ルカによる福音書 21章25~28節 桝田翔希牧師
アドヴェントを迎え、クリスマスを待望する時期となりました。しかし、世の中は依然として新型コロナの脅威の中にあり、報道を見ていてもコロナ以外のことでも恐怖心をあおられます。新たな感染症の流行、環境破壊、地球温暖化、経済の崩壊、私たちは何とも言えない不安の中を生きています。これらの原因を罪を犯した人間に対する神の罰である、と言われることもありますが、環境破壊などはほとんど人災と言っていいと思います。しかし、今回の聖書箇所はすべての人間がいずれ裁かれるというような、恐ろしいイメージを抱く箇所でした。

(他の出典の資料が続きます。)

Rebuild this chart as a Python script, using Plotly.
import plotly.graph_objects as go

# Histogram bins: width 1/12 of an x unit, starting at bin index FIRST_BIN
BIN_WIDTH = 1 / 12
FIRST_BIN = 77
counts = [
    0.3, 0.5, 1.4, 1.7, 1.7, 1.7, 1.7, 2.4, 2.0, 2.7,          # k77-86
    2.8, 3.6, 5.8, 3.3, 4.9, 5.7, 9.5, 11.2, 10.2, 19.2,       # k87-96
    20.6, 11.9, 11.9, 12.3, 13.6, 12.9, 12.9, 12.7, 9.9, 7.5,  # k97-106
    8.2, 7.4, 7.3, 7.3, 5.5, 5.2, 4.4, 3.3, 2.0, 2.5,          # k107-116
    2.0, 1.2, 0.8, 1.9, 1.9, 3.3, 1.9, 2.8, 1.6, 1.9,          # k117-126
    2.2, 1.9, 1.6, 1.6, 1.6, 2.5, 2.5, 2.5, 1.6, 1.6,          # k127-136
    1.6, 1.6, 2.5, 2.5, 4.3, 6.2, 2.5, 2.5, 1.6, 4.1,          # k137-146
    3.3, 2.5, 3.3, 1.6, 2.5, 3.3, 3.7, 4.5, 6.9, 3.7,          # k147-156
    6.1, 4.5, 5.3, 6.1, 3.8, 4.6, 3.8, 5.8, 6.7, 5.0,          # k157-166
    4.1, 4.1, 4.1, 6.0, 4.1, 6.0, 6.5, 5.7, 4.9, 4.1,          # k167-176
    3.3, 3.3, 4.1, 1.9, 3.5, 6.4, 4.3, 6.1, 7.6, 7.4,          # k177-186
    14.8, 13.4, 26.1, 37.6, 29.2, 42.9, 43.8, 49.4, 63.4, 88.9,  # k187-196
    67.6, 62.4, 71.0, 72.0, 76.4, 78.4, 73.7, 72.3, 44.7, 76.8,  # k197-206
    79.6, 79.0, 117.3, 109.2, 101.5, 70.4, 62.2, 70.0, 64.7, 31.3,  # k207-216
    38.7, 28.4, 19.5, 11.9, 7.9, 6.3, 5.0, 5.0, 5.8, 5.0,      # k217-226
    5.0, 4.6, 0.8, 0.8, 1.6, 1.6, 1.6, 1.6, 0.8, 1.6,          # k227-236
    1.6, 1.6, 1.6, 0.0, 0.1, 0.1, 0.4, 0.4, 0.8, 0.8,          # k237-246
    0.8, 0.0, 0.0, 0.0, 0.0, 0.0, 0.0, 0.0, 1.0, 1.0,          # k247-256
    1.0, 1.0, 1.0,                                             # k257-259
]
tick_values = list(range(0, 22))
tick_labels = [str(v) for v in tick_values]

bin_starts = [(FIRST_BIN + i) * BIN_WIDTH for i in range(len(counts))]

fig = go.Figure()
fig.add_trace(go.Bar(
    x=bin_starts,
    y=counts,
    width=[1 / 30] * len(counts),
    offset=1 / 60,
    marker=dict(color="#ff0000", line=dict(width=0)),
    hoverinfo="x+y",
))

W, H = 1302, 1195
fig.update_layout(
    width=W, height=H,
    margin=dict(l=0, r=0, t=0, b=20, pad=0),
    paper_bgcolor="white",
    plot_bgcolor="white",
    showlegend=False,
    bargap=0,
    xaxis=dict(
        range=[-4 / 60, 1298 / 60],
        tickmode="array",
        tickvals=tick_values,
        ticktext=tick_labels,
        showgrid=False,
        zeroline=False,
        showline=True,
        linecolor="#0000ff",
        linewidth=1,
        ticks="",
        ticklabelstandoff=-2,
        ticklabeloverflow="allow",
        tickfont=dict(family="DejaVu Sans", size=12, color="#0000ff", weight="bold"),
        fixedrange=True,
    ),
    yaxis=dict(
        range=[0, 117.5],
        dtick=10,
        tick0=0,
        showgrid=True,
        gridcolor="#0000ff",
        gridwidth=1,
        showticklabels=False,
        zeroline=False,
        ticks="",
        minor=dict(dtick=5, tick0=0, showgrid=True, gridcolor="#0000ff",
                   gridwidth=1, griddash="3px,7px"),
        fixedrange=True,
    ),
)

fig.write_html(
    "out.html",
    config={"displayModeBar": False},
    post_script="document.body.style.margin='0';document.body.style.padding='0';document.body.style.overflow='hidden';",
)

この聖書箇所は、マルコによる福音書でも語られているものですが、比較するとルカによる福音書では天変地異の描写ではなく、それにまつわる人間への影響に重点が置かれています。それでも宇宙規模の天変地異が預言され、終末の世界が特定の地域や民族に限定されない様子があります。そして人々は恐ろしさのあまり、気を失うと書かれています。私たちは聖書にあるような天変地異を現実的に信じることができるでしょうか。よく考えてみると、先行きのわからないこの時代で、恐れ迷う私たちの姿は、この聖書箇所に書かれている人たちと重なるような気もします。繰り返しコロナの感染拡大を経験しつつ、未だに特効薬は開発されず、根本的には手洗いうがいと言った基本的な対策しかありません。旧約聖書は人間の罪の故に災害などが起こるということを、何度も書いています。ノアの洪水物語は洪水の原因を人間の堕落としますが、現代的な感覚から読めば信じられない箇所です。よく似た物語がギルガメッシュ叙事詩というバビロンの神話にもあるのですが、ここでは自然現象を象徴する神々が相談して洪水を起こしています。これと聖書を比較する時、聖書は「洪水の原因を自然現象から倫理的問題に考え直したユダヤ人の知恵(石田友雄『聖書を読みとく』2004年)」を読み取ることができます。
世界の状況を神の罰として、他者を裁くことは簡単なことです。しかし、案外、人災と呼ばれることが多く存在します。キリスト教は、排他主義が「キリスト者の心に深く彫り刻まれ(…略…)他の文化や宗教に属する人々を『神の子たち』と認めて受け入れることができなくなっている(C. S.ソン『イエス 十字架につけられた民衆』1995年)」とも指摘されます。混乱の世の中で、裁きの記事を読みアドヴェントを過ごす中で、私たちはどのように世界を見ることができるでしょうか。創造の神は私たちに何を望んでおられるのでしょうか。